■ What you will do
Answer with one number only: the number of lines that contain "diagram".
───── Dataset records ─────
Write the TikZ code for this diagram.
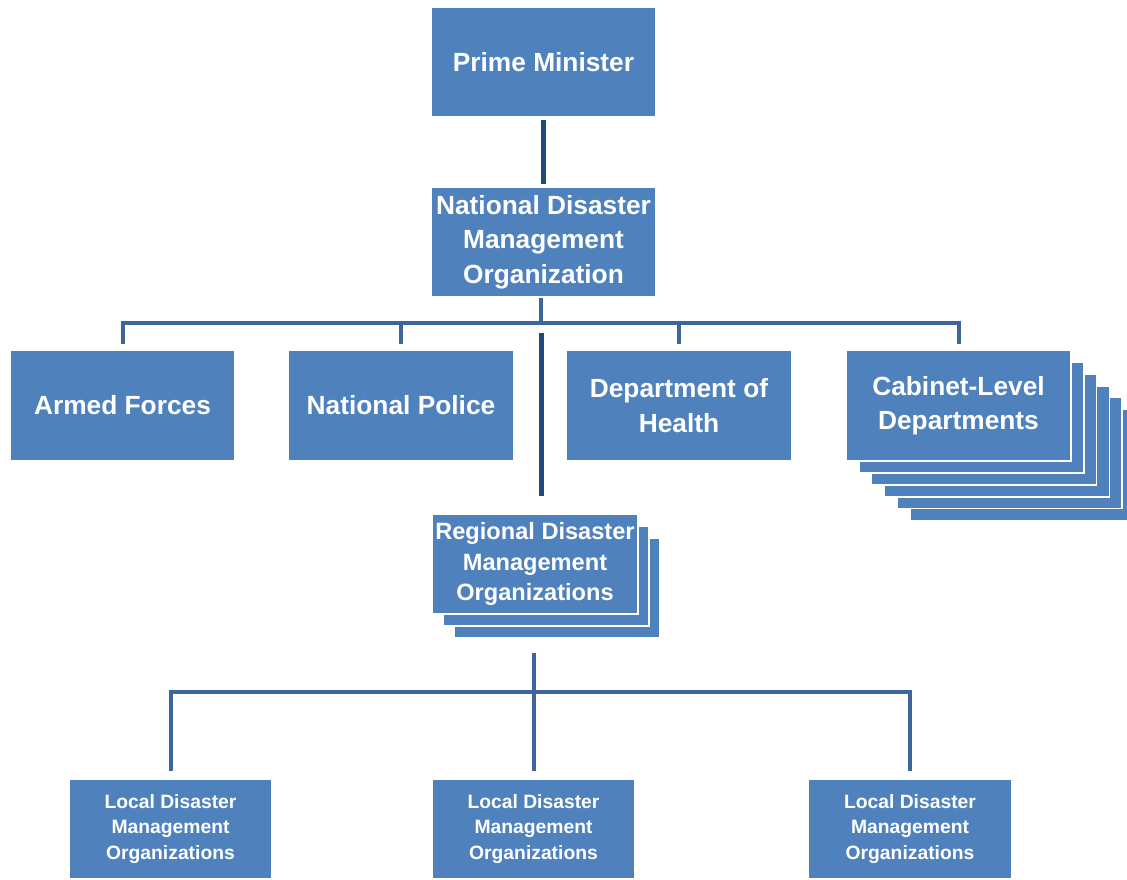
\documentclass[tikz,border=0pt]{standalone}
\usepackage{fontspec}
\setmainfont{Liberation Sans}
\usetikzlibrary{calc}
\definecolor{boxblue}{HTML}{4F81BD}
\definecolor{linenavy}{HTML}{1F497D}
\definecolor{lineblue}{HTML}{3E6699}
\tikzset{
	orgbox/.style={fill=boxblue, draw=white, line width=1.2pt, text=white, align=center, inner sep=0pt},
	layerbox/.style={fill=boxblue, draw=white, line width=1.6pt},
	bigtext/.style={font=\fontsize{26.3}{34.5}\selectfont\bfseries},
	midtext/.style={font=\fontsize{23.6}{30.5}\selectfont\bfseries},
	smalltext/.style={font=\fontsize{19.3}{25.5}\selectfont\bfseries},
	trunk/.style={draw=linenavy, line width=5pt},
	bus/.style={draw=lineblue, line width=4pt}
}

\begin{document}
\begin{tikzpicture}[x=1pt, y=-1pt]
		%%%%% START %%%%%
		\clip (0, 0) rectangle (1127, 879);
		
		% stacked sheets behind the grouped boxes
		\foreach \k in {5,4,...,1}
			\draw[layerbox] (846+12.8*\k, 350+11.9*\k) rectangle (1071+12.8*\k, 461+11.9*\k);
		\foreach \k in {2,1}
			\draw[layerbox] (432+11*\k, 514+12*\k) rectangle (638+11*\k, 614+12*\k);
		
		\node[orgbox, bigtext, minimum width=225pt, minimum height=110pt] (pm) at (543.5, 62) {Prime Minister};
		\node[orgbox, bigtext, minimum width=225pt, minimum height=110pt] (ndmo) at (543.5, 242) {National Disaster\\Management\\Organization};
		
		\node[orgbox, bigtext, minimum width=225pt, minimum height=111pt] (armed) at (122.5, 405.5) {Armed Forces};
		\node[orgbox, bigtext, minimum width=225pt, minimum height=111pt] (police) at (401, 405.5) {National Police};
		\node[orgbox, bigtext, minimum width=225pt, minimum height=111pt] (health) at (679, 405.5) {Department of\\Health};
		\node[orgbox, bigtext, minimum width=225pt, minimum height=111pt] (cab) at (958.5, 405.5) {Cabinet-Level\\Departments};
		
		\node[orgbox, midtext, minimum width=206pt, minimum height=100pt] (regional) at (535, 564) {Regional Disaster\\Management\\Organizations};
		
		\node[orgbox, smalltext, minimum width=203pt, minimum height=100pt] (localA) at (170.5, 829) {Local Disaster\\Management\\Organizations};
		\node[orgbox, smalltext, minimum width=203pt, minimum height=100pt] (localB) at (533.5, 829) {Local Disaster\\Management\\Organizations};
		\node[orgbox, smalltext, minimum width=203pt, minimum height=100pt] (localC) at (910, 829) {Local Disaster\\Management\\Organizations};
		
		% connectors
		\coordinate (busA) at (541, 323);
		\coordinate (busB) at (533.5, 692);
		\draw[trunk, shorten <=2pt, shorten >=2pt] (pm.south) -- (ndmo.north);
		\draw[bus] ([xshift=-2.5pt]ndmo.south) -- (busA);
		\draw[bus] ([yshift=5pt]armed.north) |- (busA) -| ([yshift=5pt]cab.north);
		\draw[bus] ([yshift=5pt]police.north) -- (police.north |- busA);
		\draw[bus] ([yshift=5pt]health.north) -- (health.north |- busA);
		\draw[trunk] ([yshift=-10pt]busA) -- ([yshift=17pt]busA |- regional.north);
		
		\draw[bus] ([yshift=-38pt]busB |- regional.south) -- ([yshift=7pt]localB.north);
		\draw[bus] ([yshift=7pt]localA.north) |- (busB) -| ([yshift=7pt]localC.north);
		%%%%% END %%%%%
	\end{tikzpicture}
\end{document}
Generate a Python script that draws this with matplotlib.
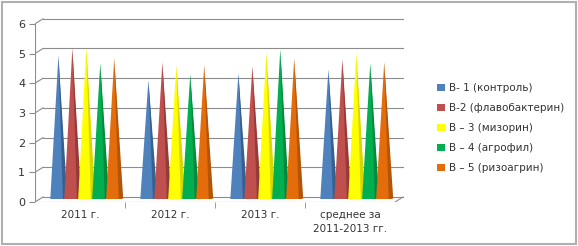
import numpy as np
import matplotlib
matplotlib.use("Agg")
import matplotlib.pyplot as plt
from matplotlib.patches import Rectangle

# data read from the picture
categories = ["2011 г.", "2012 г.", "2013 г.", "среднее за\n2011-2013 гг."]
series = ["В- 1 (контроль)", "В-2 (флавобактерин)", "В – 3 (мизорин)",
          "В – 4 (агрофил)", "В – 5 (ризоагрин)"]
v1 = [4.83, 4.0, 4.23, 4.36]
v2 = [5.07, 4.6, 4.46, 4.7]
v3 = [5.1, 4.5, 4.93, 4.9]
v4 = [4.56, 4.2, 5.03, 4.56]
v5 = [4.73, 4.5, 4.73, 4.6]
values = [v1, v2, v3, v4, v5]
yticks = [0, 1, 2, 3, 4, 5, 6]

colors = ["#4F81BD", "#C0504D", "#FFFF00", "#00B050", "#E46C0A"]
darks = ["#36618F", "#963A37", "#D6D600", "#008A3E", "#B35507"]

plt.rcParams['font.family'] = ['DejaVu Sans']
fig = plt.figure(figsize=(5.78, 2.46), dpi=100)
ax = fig.add_axes([35 / 578, 44 / 246, 369 / 578, 6.3 * 29.7 / 246])
ax.set_xlim(-0.5, 3.6)
ax.set_ylim(0, 6.3)

dx, dy = 0.09, 0.17
grid_c = "#8C8C8C"
# back wall gridlines + connectors
for t in yticks:
    ax.plot([-0.5 + dx, 3.5 + dx], [t + dy, t + dy], color=grid_c, lw=0.8, zorder=1)
    ax.plot([-0.5, -0.5 + dx], [t, t + dy], color=grid_c, lw=0.8, zorder=1)
ax.plot([-0.5, 3.5], [0, 0], color=grid_c, lw=0.8, zorder=1)
ax.plot([3.5, 3.5 + dx], [0, dy], color=grid_c, lw=0.8, zorder=1)
ax.plot([-0.5, -0.5], [0, 6], color=grid_c, lw=0.8, zorder=1)

# cones
hw = 0.09
base = 0.1
x = np.arange(len(categories))
for j, vals in enumerate(values):
    for i, v in enumerate(vals):
        cx = x[i] + 0.07 + (j - 2) * 0.155
        ax.fill([cx - hw, cx, cx + hw], [base, v + base, base],
                color=colors[j], lw=0, zorder=3 + j)
        ax.fill([cx + 0.05, cx, cx + hw + 0.01], [base, v + base, base + 0.02],
                color=darks[j], lw=0, zorder=3 + j)
    ax.bar([0], [0], color=colors[j], label=series[j])

for s in ax.spines.values():
    s.set_visible(False)
ax.set_yticks(yticks)
ax.tick_params(axis='y', length=4, color=grid_c, labelsize=8, pad=3, labelcolor="#333333")
ax.set_xticks(x)
ax.set_xticklabels(categories, fontsize=7.5, color="#333333", linespacing=1.4)
ax.tick_params(axis='x', length=0, pad=6)
ax.set_xticks(x[:-1] + 0.5, minor=True)
ax.tick_params(axis='x', which='minor', length=4, color=grid_c)

leg = fig.legend(loc='upper left', bbox_to_anchor=(428 / 578, 1 - 74 / 246),
                 frameon=False, fontsize=7.5, handlelength=0.7, handleheight=0.7,
                 handletextpad=0.4, labelspacing=0.95, labelcolor="#333333")

fig.patches.append(Rectangle((0.004, 0.008), 0.992, 0.984, transform=fig.transFigure,
                             fill=False, edgecolor="#B0B0B0", lw=1.5))
fig.savefig("out.png", dpi=100)
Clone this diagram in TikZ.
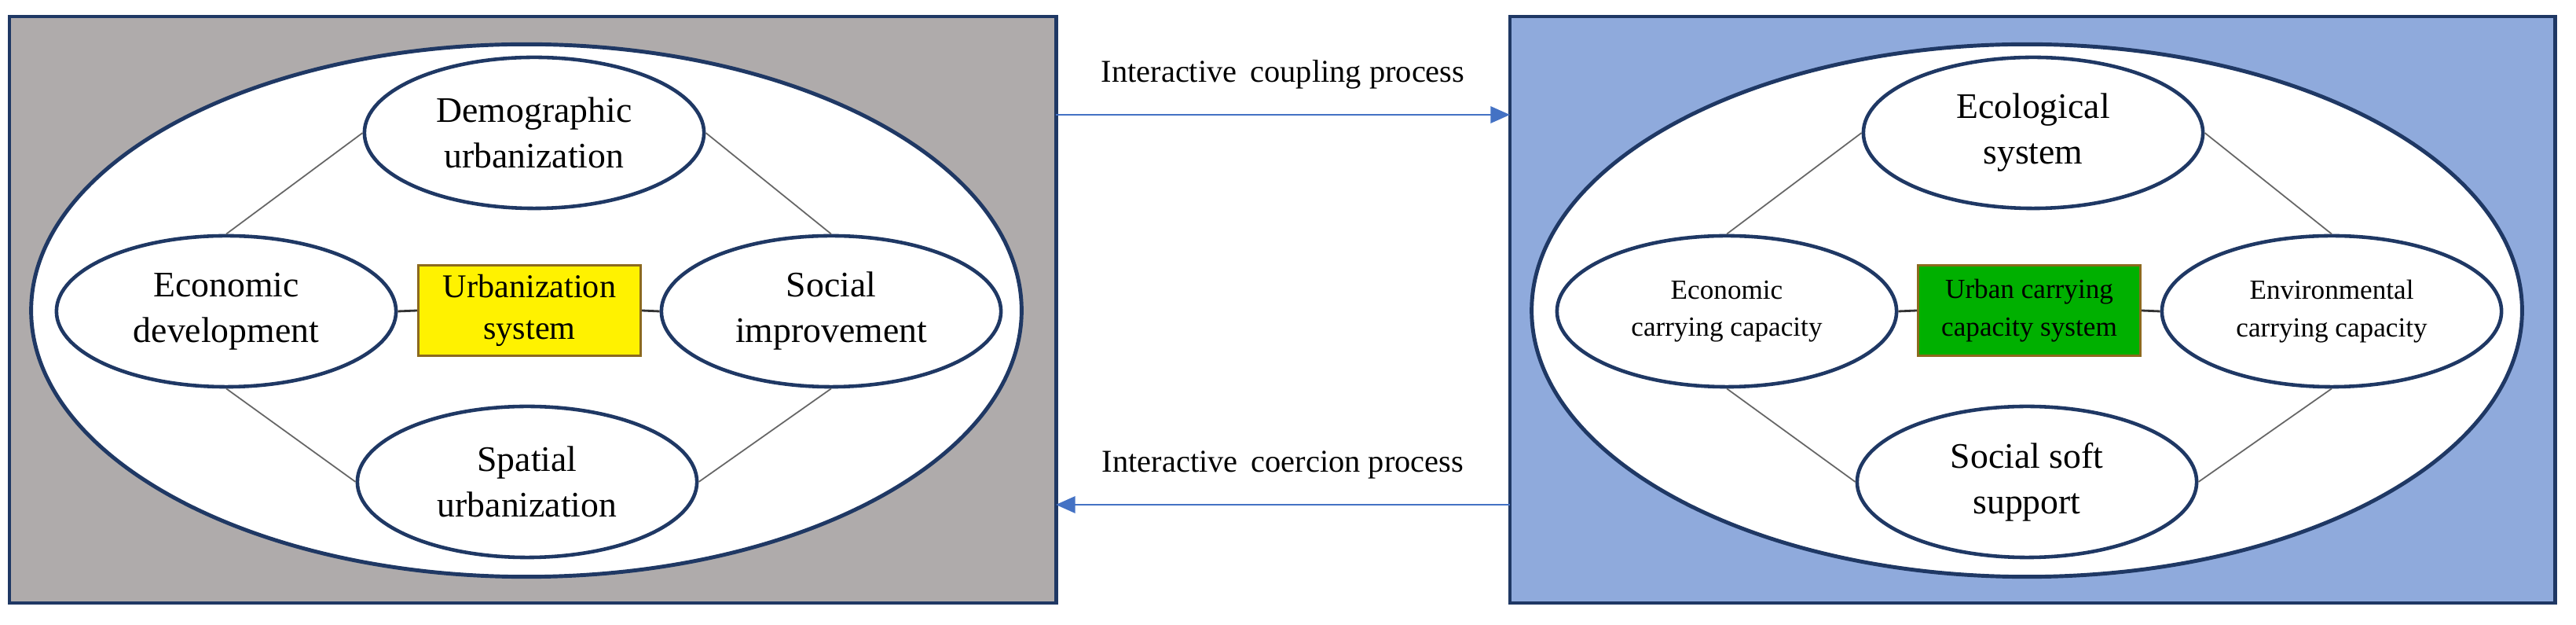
\documentclass[tikz,border=0pt]{standalone}
\usepackage{fontspec}
\setmainfont{Liberation Serif}
\usetikzlibrary{shapes.geometric,arrows.meta}
\definecolor{navy}{HTML}{1F3864}
\definecolor{panelgray}{HTML}{AFABAB}
\definecolor{panelblue}{HTML}{8FAADC}
\definecolor{arrowblue}{HTML}{4472C4}
\definecolor{boxedge}{HTML}{8C6A1E}
\begin{document}
\begin{tikzpicture}[x=0.01cm,y=-0.01cm,
  panel/.style={draw=navy,line width=1.2pt},
  outer/.style={ellipse,draw=navy,line width=1.4pt,fill=white,minimum width=12.6cm,minimum height=6.77cm,inner sep=0pt},
  sub/.style={ellipse,draw=navy,line width=1.3pt,fill=white,minimum width=4.32cm,minimum height=1.92cm,inner sep=0pt,align=center,font=\fontsize{13}{16.5}\selectfont},
  subs/.style={sub,font=\fontsize{10}{13.5}\selectfont},
  core/.style={draw=boxedge,line width=0.8pt,minimum width=2.83cm,minimum height=1.15cm,inner sep=0pt,align=center},
  link/.style={draw=gray!80!black,line width=0.5pt},
  clink/.style={draw=black!80,line width=0.8pt},
  flow/.style={draw=arrowblue,line width=0.8pt,-{Triangle[length=7pt,width=6pt]}},
  lbl/.style={font=\fontsize{11.5}{14}\selectfont,inner sep=0pt}]
\useasboundingbox (0,0) rectangle (3279,795);
% left panel
\node[panel,fill=panelgray,minimum width=13.32cm,minimum height=7.46cm,inner sep=0pt] (lp) at (678,394) {};
\node[outer] (lo) at (670,395) {};
\node[sub] (ld) at (680,169) {Demographic\\urbanization};
\node[sub] (le) at (288,396) {Economic\\development};
\node[sub] (ls) at (1058,396) {Social\\improvement};
\node[sub] (lu) at (671,613) {Spatial\\urbanization};
\node[core,fill=yellow,font=\fontsize{12}{15}\selectfont] (lc) at (674,395) {Urbanization\\system};
\draw[link] (ld.west) -- (le.north);
\draw[link] (ld.east) -- (ls.north);
\draw[link] (le.south) -- (lu.west);
\draw[link] (ls.south) -- (lu.east);
\draw[clink] (le.east) -- (lc.west);
\draw[clink] (lc.east) -- (ls.west);
% right panel
\node[panel,fill=panelblue,minimum width=13.30cm,minimum height=7.46cm,inner sep=0pt] (rp) at (2587,394) {};
\node[outer] (ro) at (2580,395) {};
\node[sub] (rd) at (2588,169) {Ecological\\system};
\node[subs] (re) at (2198,396) {Economic\\carrying capacity};
\node[subs] (rs) at (2968,396) {Environmental\\carrying capacity};
\node[sub] (ru) at (2580,613) {Social soft\\support};
\node[core,fill=green!69!black,font=\fontsize{10}{13.5}\selectfont] (rc) at (2583,395) {Urban carrying\\capacity system};
\draw[link] (rd.west) -- (re.north);
\draw[link] (rd.east) -- (rs.north);
\draw[link] (re.south) -- (ru.west);
\draw[link] (rs.south) -- (ru.east);
\draw[clink] (re.east) -- (rc.west);
\draw[clink] (rc.east) -- (rs.west);
% flows
\coordinate (a1) at (1344,146); \coordinate (b1) at (1922,146);
\coordinate (a2) at (1922,642); \coordinate (b2) at (1344,642);
\draw[flow] (a1) -- node[lbl,above=9pt] (t1) {Interactive\, coupling process} (b1);
\draw[flow] (a2) -- node[lbl,above=9pt] (t2) {Interactive\, coercion process} (b2);
\end{tikzpicture}
\end{document}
─────
■ The solution
2